COLLECTED MATERIAL
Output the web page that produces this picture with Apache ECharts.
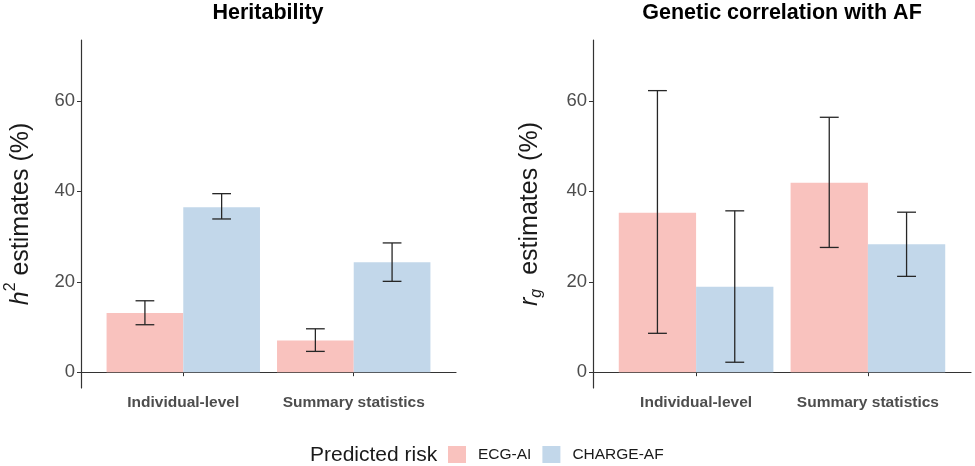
<!DOCTYPE html>
<html>
<head>
<meta charset="utf-8">
<script src="https://cdn.jsdelivr.net/npm/echarts@6/dist/echarts.min.js"></script>
<style>
  html, body { margin: 0; padding: 0; background: #fff; }
  #main { width: 975px; height: 466px; }
</style>
</head>
<body>
<div id="main"></div>
<script>
// categories on the x axis (positions 1 and 2)
const categories = ['Individual-level', 'Summary statistics'];
const catPos = [1, 2];
const yTicks = [0, 20, 40, 60];

// Heritability (h2, %)
const h2Ecg = [13.1, 7.0];
const h2EcgLo = [10.5, 4.6];
const h2EcgHi = [15.8, 9.6];
const h2Charge = [36.5, 24.3];
const h2ChargeLo = [33.9, 20.1];
const h2ChargeHi = [39.5, 28.6];

// Genetic correlation with AF (rg, %)
const rgEcg = [35.3, 41.9];
const rgEcgLo = [8.6, 27.6];
const rgEcgHi = [62.3, 56.4];
const rgCharge = [18.9, 28.3];
const rgChargeLo = [2.2, 21.2];
const rgChargeHi = [35.7, 35.4];

const PINK = '#F9C2BE';
const BLUE = '#C2D7EA';
const FONT = '"Liberation Sans", Arial, sans-serif';

function rows(v, lo, hi) {
  return catPos.map((x, i) => [x, v[i], lo[i], hi[i]]);
}

// dodged bar + error bar, width 0.45 each in data units
function barRender(offset) {
  return function (params, api) {
    const x = api.value(0) + offset;
    const tl = api.coord([x - 0.225, api.value(1)]);
    const br = api.coord([x + 0.225, 0]);
    const lo = api.coord([x, api.value(2)]);
    const hi = api.coord([x, api.value(3)]);
    const capL = api.coord([x - 0.055, 0])[0];
    const capR = api.coord([x + 0.055, 0])[0];
    const es = { stroke: '#262626', lineWidth: 1.3 };
    return {
      type: 'group',
      children: [
        { type: 'rect', shape: { x: tl[0], y: tl[1], width: br[0] - tl[0], height: br[1] - tl[1] },
          style: { fill: api.visual('color') } },
        { type: 'line', z2: 5, shape: { x1: lo[0], y1: lo[1], x2: hi[0], y2: hi[1] }, style: es },
        { type: 'line', z2: 5, shape: { x1: capL, y1: lo[1], x2: capR, y2: lo[1] }, style: es },
        { type: 'line', z2: 5, shape: { x1: capL, y1: hi[1], x2: capR, y2: hi[1] }, style: es }
      ]
    };
  };
}

function xAxis(gi) {
  return {
    type: 'value', gridIndex: gi, min: 0.4, max: 2.6,
    splitLine: { show: false },
    axisLine: { show: true, lineStyle: { color: '#333', width: 1.2 } },
    axisTick: { show: true, length: 4, customValues: catPos, lineStyle: { color: '#333' } },
    axisLabel: {
      customValues: catPos, margin: 7,
      fontFamily: FONT, fontSize: 15.5, fontWeight: 'bold', color: '#4D4D4D',
      formatter: v => categories[Math.round(v) - 1] || ''
    }
  };
}

function yAxis(gi, name, rich, gap) {
  return {
    type: 'value', gridIndex: gi, min: -3.5, max: 73.5,
    splitLine: { show: false },
    axisLine: { show: true, lineStyle: { color: '#333', width: 1.2 } },
    axisTick: { show: true, length: 4, customValues: yTicks, lineStyle: { color: '#333' } },
    axisLabel: { customValues: yTicks, margin: 6, fontFamily: FONT, fontSize: 18.5, color: '#4D4D4D' },
    name: name, nameLocation: 'middle', nameGap: gap, nameRotate: 90,
    nameTextStyle: { fontFamily: FONT, fontSize: 25, color: '#1a1a1a', rich: rich }
  };
}

const chart = echarts.init(document.getElementById('main'));
chart.setOption({
  animation: false,
  backgroundColor: '#fff',
  grid: [
    { left: 81, top: 40, width: 375, height: 348, outerBoundsMode: 'none' },
    { left: 593, top: 40, width: 378, height: 348, outerBoundsMode: 'none' }
  ],
  xAxis: [xAxis(0), xAxis(1)],
  yAxis: [
    yAxis(0, '{i|h}{sup|2} estimates (%)', {
      i: { fontFamily: FONT, fontSize: 25, fontStyle: 'italic', color: '#1a1a1a' },
      sup: { fontFamily: FONT, fontSize: 16, color: '#1a1a1a', padding: [0, 0, 20, 0] }
    }, 42),
    yAxis(1, '{i|r}{sub|g}  estimates (%)', {
      i: { fontFamily: FONT, fontSize: 25, fontStyle: 'italic', color: '#1a1a1a' },
      sub: { fontFamily: FONT, fontSize: 16, fontStyle: 'italic', color: '#1a1a1a', padding: [14, 0, 0, 0] }
    }, 48)
  ],
  legend: {
    data: ['ECG-AI', 'CHARGE-AF'],
    left: 448, top: 446, padding: 0,
    icon: 'rect', itemWidth: 18, itemHeight: 17, itemGap: 11,
    textStyle: { fontFamily: FONT, fontSize: 15.5, color: '#1a1a1a', padding: [0, 0, 0, 7] }
  },
  graphic: [
    { type: 'text', x: 268, y: 2,
      style: { text: 'Heritability', textAlign: 'center', fontFamily: FONT, fontSize: 21.5, fontWeight: 'bold', fill: '#000' } },
    { type: 'text', x: 782, y: 2,
      style: { text: 'Genetic correlation with AF', textAlign: 'center', fontFamily: FONT, fontSize: 21.5, fontWeight: 'bold', fill: '#000' } },
    { type: 'text', x: 310, y: 445,
      style: { text: 'Predicted risk', fontFamily: FONT, fontSize: 21, fill: '#1a1a1a' } }
  ],
  series: [
    { type: 'custom', name: 'ECG-AI', xAxisIndex: 0, yAxisIndex: 0, itemStyle: { color: PINK },
      renderItem: barRender(-0.225), data: rows(h2Ecg, h2EcgLo, h2EcgHi) },
    { type: 'custom', name: 'CHARGE-AF', xAxisIndex: 0, yAxisIndex: 0, itemStyle: { color: BLUE },
      renderItem: barRender(0.225), data: rows(h2Charge, h2ChargeLo, h2ChargeHi) },
    { type: 'custom', name: 'ECG-AI', xAxisIndex: 1, yAxisIndex: 1, itemStyle: { color: PINK },
      renderItem: barRender(-0.225), data: rows(rgEcg, rgEcgLo, rgEcgHi) },
    { type: 'custom', name: 'CHARGE-AF', xAxisIndex: 1, yAxisIndex: 1, itemStyle: { color: BLUE },
      renderItem: barRender(0.225), data: rows(rgCharge, rgChargeLo, rgChargeHi) }
  ]
});
</script>
</body>
</html>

INSTRUCTIONS FOR THE TASK
Identify the lines that hold the word "with". Copy every one of them.

RESPONSE
Output the web page that produces this picture with Apache ECharts.
// Genetic correlation with AF (rg, %)
      style: { text: 'Genetic correlation with AF', textAlign: 'center', fontFamily: FONT, fontSize: 21.5, fontWeight: 'bold', fill: '#000' } },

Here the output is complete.